Training with custom dataset. Error: object is not callable
Opened this issue · 2 comments
I try to modify the training script to use my own data set for training (the original version is using CIFAR10/MNIST). My data set is a folder with images in jpg format.
I've got a problem with the data module.
Here's the modified code in train.py
.
def create_dset(config):
INV_SCALER = lambda x: x
SCALER = lambda x: x
NULL_VAL = None
PLOT_VAR_IDXS = None
PLOT_VAR_NAMES = None
PAD_VAL = None
if config.dset in ["mnist", "cifar"]:
if config.dset == "mnist":
config.target_points = 28 - config.context_points
datasetCls = stf.data.image_completion.MNISTDset
PLOT_VAR_IDXS = [18, 24]
PLOT_VAR_NAMES = ["18th row", "24th row"]
else:
config.target_points = 32 * 32 - config.context_points
datasetCls = stf.data.image_completion.CIFARDset
PLOT_VAR_IDXS = [0]
PLOT_VAR_NAMES = ["Reds"]
DATA_MODULE = stf.data.DataModule(
datasetCls=datasetCls,
dataset_kwargs={"context_points": config.context_points},
batch_size=config.batch_size,
workers=config.workers,
overfit=args.overfit,
)
return (
DATA_MODULE,
INV_SCALER,
SCALER,
NULL_VAL,
PLOT_VAR_IDXS,
PLOT_VAR_NAMES,
PAD_VAL,
)
# Try to use my own data set here
elif config.dset == "custom":
data_dir = "./spacetimeformer/mydata"
# Define data transformations
transform = transforms.Compose([
transforms.Resize((256, 256)), # Resize the images to a specific size
transforms.ToTensor(), # Convert images to tensors
transforms.Normalize((0.5, 0.5, 0.5), (0.5, 0.5, 0.5)), # Normalize the pixel values
])
# Create the custom image dataset
dataset = CUSTOMDset(data_dir, context_points=config.context_points, transform=transform)
DATA_MODULE = stf.data.DataModule(
datasetCls=dataset,
dataset_kwargs={"context_points": config.context_points},
batch_size=config.batch_size,
workers=config.workers,
overfit=args.overfit,
)
# Rest of the values remain the same as in the "mnist" and "cifar" cases
PLOT_VAR_IDXS = [0]
PLOT_VAR_NAMES = ["Reds"]
PAD_VAL = None
return (
DATA_MODULE,
INV_SCALER,
SCALER,
NULL_VAL,
PLOT_VAR_IDXS,
PLOT_VAR_NAMES,
PAD_VAL,
)
I got error message when can the function later.
( data_module, inv_scaler, scaler, null_val, plot_var_idxs, plot_var_names, pad_val, ) = create_dset(args)
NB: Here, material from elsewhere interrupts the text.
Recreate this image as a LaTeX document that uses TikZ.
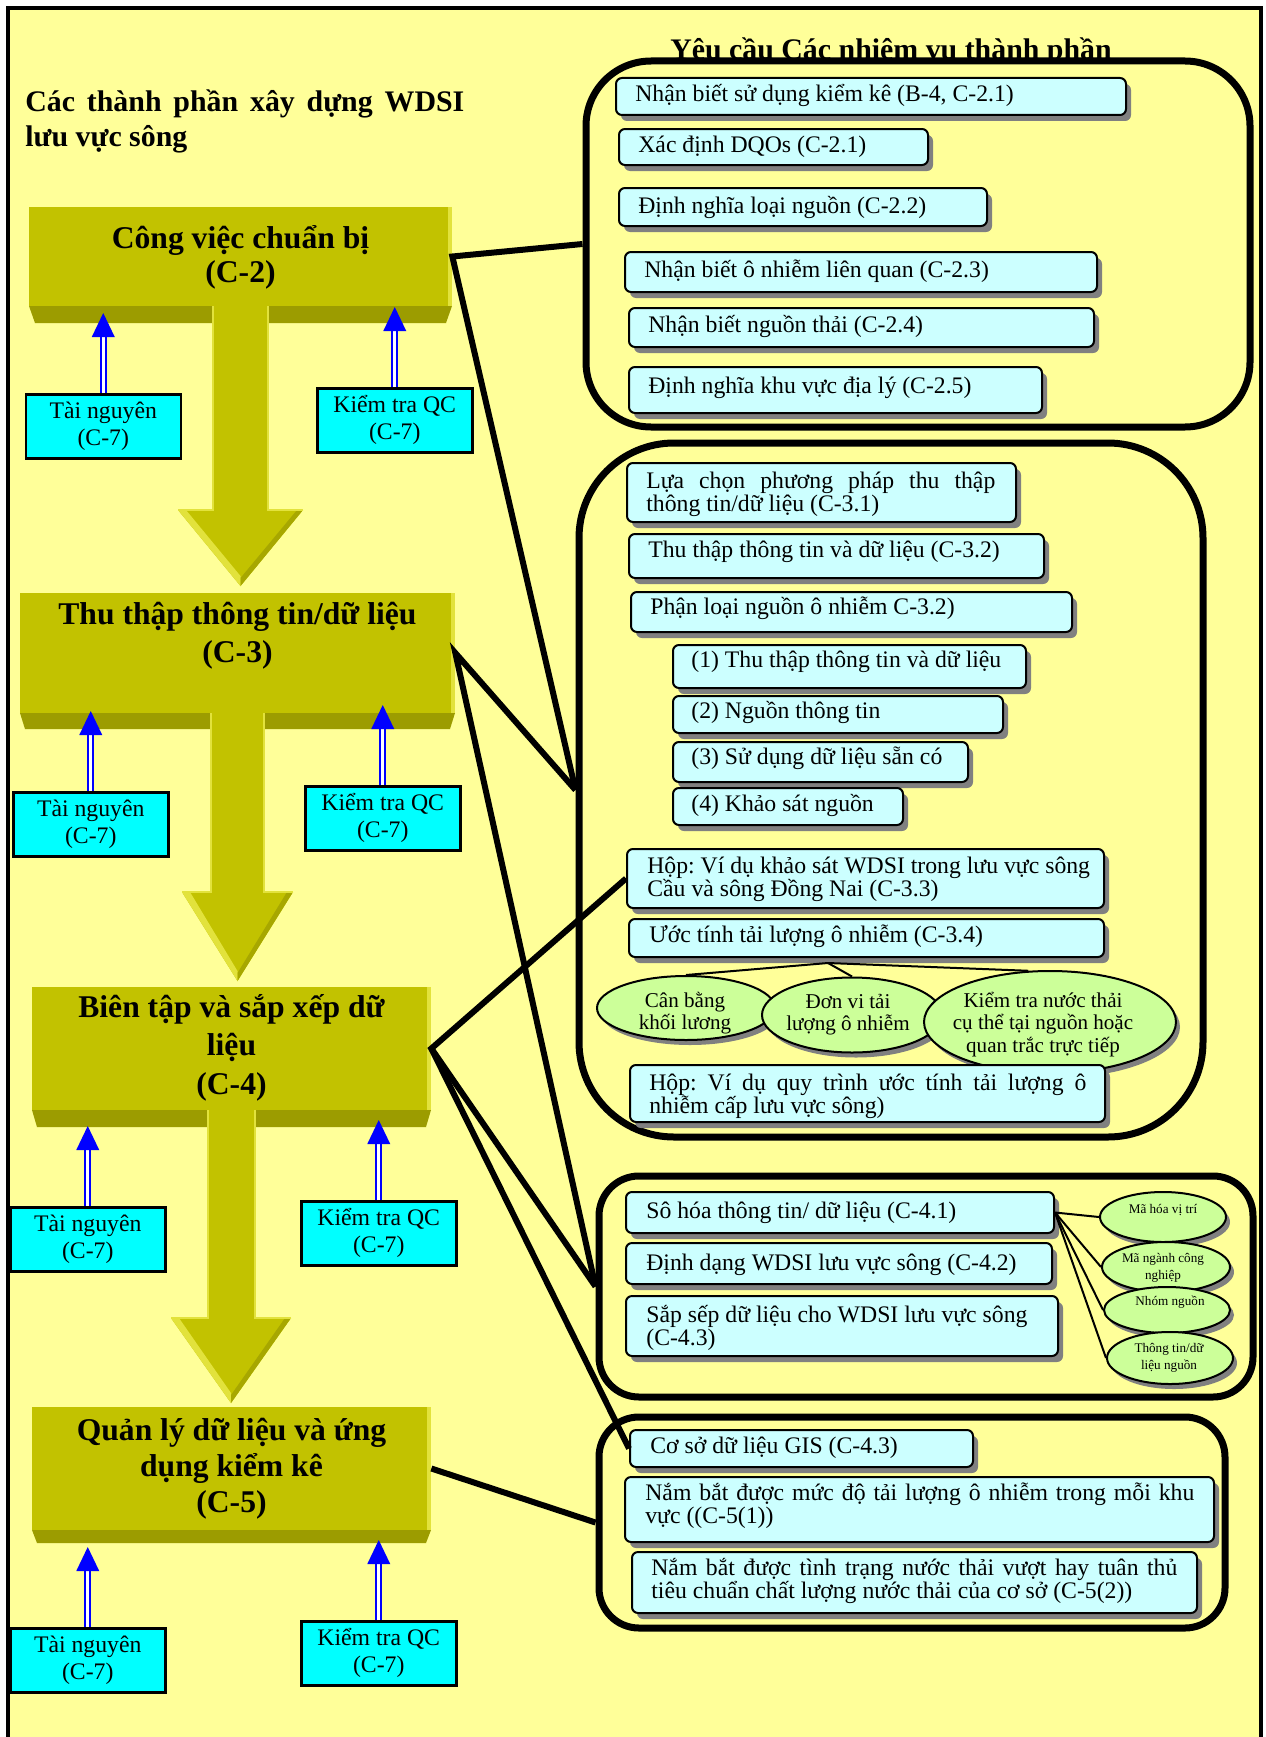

When I use it later in test_dataloader = data_module.test_dataloader()
.
It gives me error message like:
Traceback (most recent call last):
File "train_my.py", line 525, in <module>
main(args)
File "train_my.py", line 435, in main
test_dataloader = data_module.test_dataloader()
File "/home/spacetimeformer/spacetimeformer/data/datamodule.py", line 37, in test_dataloader
return self._make_dloader("test", shuffle=shuffle)
File "/home/spacetimeformer/spacetimeformer/data/datamodule.py", line 44, in _make_dloader
self.datasetCls(**self.dataset_kwargs, split=split),
TypeError: 'CUSTOMDset' object is not callable
I try to print the object and it gives me <spacetimeformer.data.datamodule.DataModule object at 0x7f59cd8f84c0>
.
My environment is: Python=3.8, torch=2.0.1.
Any idea about the bug or how to train on custom data will be appreciated! I'm really new to pytorch lightning module and struggling to solve the problem.
@HiFaye4869 do you have any progress? I’m trying to use it on my own dataset as well
I haven't tried a custom dataset yet but I plan to do so soon. I have one question though, why are you not using the setup that's used in the repo? Mainly torch 1.11.0?